Professeur émérite des universités et spécialiste du dix-huitième siècle, Jacques Proust, d'une manière novatrice, s'attache à « peindre » une Europe réfractée par le prisme japonais, restituant ainsi l'image que les Européens, surtout missionnaires portugais ou commerçants hollandais, ont voulu en donner.
Au fil de cette étude fondée sur de nombreux documents écrits ou iconographiques, on découvre, révélateur des crises scientifiques ou religieuses, un Aristote modelé à l'usage des Japonais par les jésuites portugais, un Érasme tout aussi singulier, un christianisme mâtiné de mythologie bouddhique, des personnalités étonnantes, parmi lesquelles le père Ferreira, jésuite converti au bouddhisme. Dans le domaine artistique, le phénomène joue également : les Japonais fascinés par l'optique et la découverte de la perspective réinventent, en cohérence avec leur art traditionnel, une esthétique qui fait apparaître en retour des potentialités nouvelles aux yeux des Occidentaux.

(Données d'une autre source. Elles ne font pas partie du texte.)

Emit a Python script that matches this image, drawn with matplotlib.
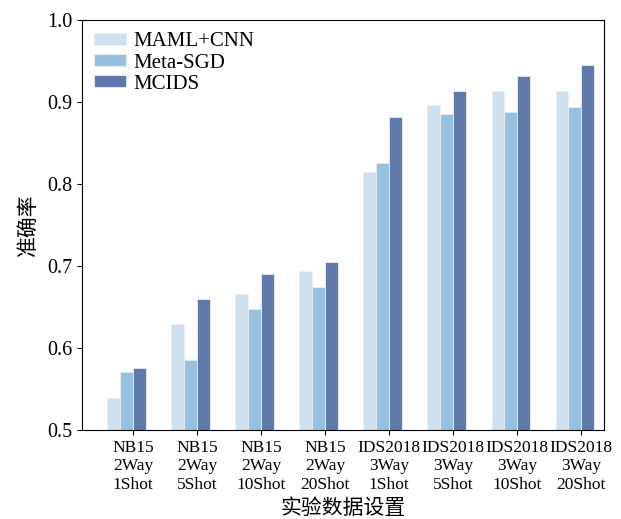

À travers ce prisme du Japon, l'Occident qui a si longtemps cherché à imposer son modèle se manifeste tout entier dans ses limites. Soulignant les effets bénéfiques de cette confrontation, Jacques Proust nous invite à élargir notre vision. Ainsi peut-être l'histoire des idées pourra-t-elle rompre avec un européocentrisme fallacieux et trompeur.